Mr Bursh also said the Mamluk Al-Basha Palace and ancient walls in Gaza's old quarter were also cracked from indirect hits.
Ministry officials say it will be difficult to repair the damage done to the Byzantine church, especially with short funds.
Labour of love
As most restoration and preservation is carried out by the ministry, outside groups rarely offer any form of support, as to do so would associate them with Hamas - shunned as a terrorist organisation by Israel, the US, EU and others.
For Hayam Albetar though, despite the adversities, working at the ministry is a labour of love designed to preserve as much of Gaza as she can.
It is not only war that makes her job so hard. Israel strictly controls passage out of Gaza, for what it says are security reasons, and does not allow in machinery and other equipment which it suspects can be used against it by militants.
"People working here can't travel for training outside and we are only able to use local tools, which don't allow us to excavate in a precise manner," Ms Albetar said .
"Some excavation materials are considered dual use by Israel, so we cannot get the materials needed to clean and restore coins, for example."
Today, the mosaics are - for the most part - kept covered by layers of sand, which Ms Albetar says is the best way to preserve them.
Archaeological tools in Gaza are rudimentary - not ideal for the delicate task of unearthing fragile relics - and while local expertise is not poor, specialists from outside rarely visit.
"Two months ago, when a man was digging near his house in Beit Lahiya in northern Gaza he uncovered a beautiful mosaic," said Ms Albetar.
"He notified us, but we still aren't sure if we have discovered a church or a monastery as we've only unearthed a small section so far- we just know it is something huge."
For hundreds of years, Gaza's port was the gateway to the Orient, exporting perfumes, grain, textiles and spices.
The shoreline flourished, then waned, leaving behind a coastal archaeological treasure-trove.
"On a calm day, you can see the foundations of Mayumas Port beneath the water and we have discovered coins, glass and pottery on these shores," said Salim, a local historian.
Mayumas, a Roman trade port so large it hosted 10 churches, has long disappeared into the sand and been swept under the sea.
"Very little has actually been discovered, when you compare it to what there must be hidden beneath our feet," explained Salim.
"We don't really have the opportunity to go out and search for hidden historical ruins."
Those ruins have sometimes revealed themselves. Two winters ago, during heavy gales, eight Roman columns were swept ashore; they were later identified as church columns from Mayumas Port.
Beyond Gaza's archaeological fraternity, little attention is paid to what has survived from the past.

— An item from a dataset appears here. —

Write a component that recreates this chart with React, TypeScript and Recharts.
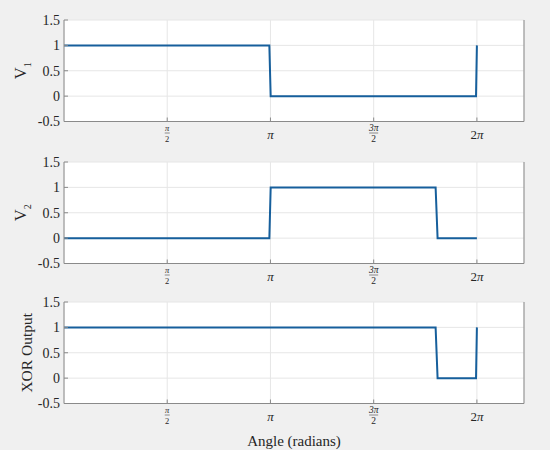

Most Gazans are too preoccupied with high unemployment, poor housing and the restrictions on agriculture, fishing and importation to care about ruins and antiquities.
History is everywhere though. Gaza's old quarter is a hub of ancient buildings. A trip down any side-street will lead to sandstone structures from bygone times.

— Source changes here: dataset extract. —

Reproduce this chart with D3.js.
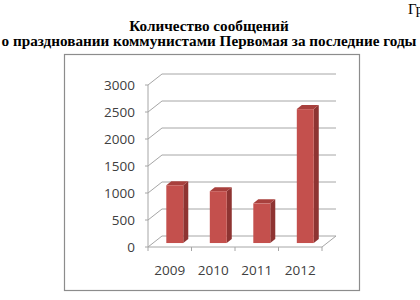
<!DOCTYPE html>
<html>
<head>
<meta charset="utf-8">
<script src="https://cdn.jsdelivr.net/npm/d3@7"></script>
<style>
  body { margin: 0; background: #fff; }
</style>
</head>
<body>
<div id="canvas"></div>
<script>
"use strict"

// DATA
let years = ["2009", "2010", "2011", "2012"];
let counts = [1070, 960, 735, 2480];
let yTicks = [0, 500, 1000, 1500, 2000, 2500, 3000];
let titleLines = ["Количество сообщений", "о праздновании коммунистами Первомая за последние годы"];

/* drawing config */
let svgWidth = 420;
let svgHeight = 300;

let plotLeft = 148;
let plotRight = 322;
let plotBottom = 247;
let plotTop = 85;

// oblique depth of the 3d box
let depthX = 14;
let depthY = -11;

let svg = d3.select("#canvas")
  .append("svg")
  .attr("width", svgWidth)
  .attr("height", svgHeight);

// corner text, cut by the page edge
svg.append("text")
  .attr("x", 408)
  .attr("y", 14)
  .style("font-family", "'Liberation Serif', serif")
  .style("font-size", "15px")
  .text("Гр");

// title
for (let i = 0; i < titleLines.length; i++) {
  svg.append("text")
    .attr("x", 209)
    .attr("y", 31 + i * 15)
    .attr("text-anchor", "middle")
    .style("font-family", "'Liberation Serif', serif")
    .style("font-weight", "bold")
    .style("font-size", "15.2px")
    .text(titleLines[i]);
}

// chart frame
svg.append("rect")
  .attr("x", 64.5)
  .attr("y", 54.5)
  .attr("width", 295)
  .attr("height", 236)
  .attr("fill", "none")
  .attr("stroke", "#8c8c8c")
  .attr("stroke-width", 1.2);

// scales
let xScale = d3.scaleBand()
  .domain(years)
  .range([plotLeft, plotRight]);

let yScale = d3.scaleLinear()
  .domain([0, 3000])
  .range([plotBottom, plotTop]);

let gridColor = "#a6a6a6";

// gridlines: left wall diagonal + back wall
for (let i = 0; i < yTicks.length; i++) {
  let yy = yScale(yTicks[i]);
  svg.append("line")
    .attr("x1", plotLeft).attr("y1", yy)
    .attr("x2", plotLeft + depthX).attr("y2", yy + depthY)
    .attr("stroke", gridColor);
  svg.append("line")
    .attr("x1", plotLeft + depthX).attr("y1", yy + depthY)
    .attr("x2", plotRight + depthX).attr("y2", yy + depthY)
    .attr("stroke", gridColor);
  // tick to the left
  svg.append("line")
    .attr("x1", plotLeft - 3).attr("y1", yy)
    .attr("x2", plotLeft).attr("y2", yy)
    .attr("stroke", gridColor);
  // label
  svg.append("text")
    .attr("x", 135)
    .attr("y", yy)
    .attr("text-anchor", "end")
    .attr("dominant-baseline", "central")
    .style("font-family", "'Open Sans', sans-serif")
    .style("font-size", "13.5px")
    .style("fill", "#404040")
    .text(yTicks[i]);
}

// floor right edge
svg.append("line")
  .attr("x1", plotRight).attr("y1", plotBottom)
  .attr("x2", plotRight + depthX).attr("y2", plotBottom + depthY)
  .attr("stroke", gridColor);

// axes
svg.append("line")
  .attr("x1", plotLeft).attr("y1", plotTop)
  .attr("x2", plotLeft).attr("y2", plotBottom)
  .attr("stroke", gridColor);
svg.append("line")
  .attr("x1", plotLeft).attr("y1", plotBottom)
  .attr("x2", plotRight).attr("y2", plotBottom)
  .attr("stroke", gridColor);

// x ticks at category boundaries
let bounds = years.map(d => xScale(d)).concat([plotRight]);
for (let i = 0; i < bounds.length; i++) {
  svg.append("line")
    .attr("x1", bounds[i]).attr("y1", plotBottom)
    .attr("x2", bounds[i]).attr("y2", plotBottom + 4)
    .attr("stroke", gridColor);
}

// x labels
for (let i = 0; i < years.length; i++) {
  svg.append("text")
    .attr("x", xScale(years[i]) + xScale.bandwidth() / 2)
    .attr("y", 275)
    .attr("text-anchor", "middle")
    .style("font-family", "'Open Sans', sans-serif")
    .style("font-size", "13.5px")
    .style("fill", "#404040")
    .text(years[i]);
}

// 3d bars
let barFrac = 0.39;       // front face width as share of band
let frontShift = 0.36;    // how far back the front face sits
let barDX = 5;
let barDY = -4;

let bars = svg.selectAll("g.bar")
  .data(years.map((d, i) => ({ year: d, value: counts[i] })))
  .join("g")
  .attr("class", "bar");

function barGeom(d) {
  let w = xScale.bandwidth() * barFrac;
  let x0 = xScale(d.year) + xScale.bandwidth() / 2 - w / 2 + depthX * frontShift;
  let base = plotBottom + depthY * frontShift;
  let top = base - (yScale(0) - yScale(d.value));
  return { x0: x0, x1: x0 + w, base: base, top: top };
}

function pts(list) {
  return list.map(p => p.join(",")).join(" ");
}

bars.append("polygon")
  .attr("points", function (d) {
    let g = barGeom(d);
    return pts([[g.x1, g.top], [g.x1 + barDX, g.top + barDY], [g.x1 + barDX, g.base + barDY], [g.x1, g.base]]);
  })
  .attr("fill", "#8e3432");

bars.append("polygon")
  .attr("points", function (d) {
    let g = barGeom(d);
    return pts([[g.x0, g.top], [g.x0 + barDX, g.top + barDY], [g.x1 + barDX, g.top + barDY], [g.x1, g.top]]);
  })
  .attr("fill", "#a8403d");

bars.append("rect")
  .attr("x", d => barGeom(d).x0)
  .attr("y", d => barGeom(d).top)
  .attr("width", d => barGeom(d).x1 - barGeom(d).x0)
  .attr("height", d => barGeom(d).base - barGeom(d).top)
  .attr("fill", "#c4504d");
</script>
</body>
</html>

Some - like the Al-Samra Baths and the Al-Omari Mosque, believed to be the site of the Temple of Dagon, pulled down by the biblical figure Samson - have been restored.
But many ancient structures in Old Gaza City are dilapidated or filled with rubbish, and as Gaza's population expands, residents have resorted to building concrete extensions on top of ancient buildings.
The human cost of conflict and bombings is always devastating. But with ancient sites becoming collateral damage and a blockade restricting the exchange of archaeological knowledge and tools, Gaza's rich history, spanning tens of eras and civilizations, risks being lost forever.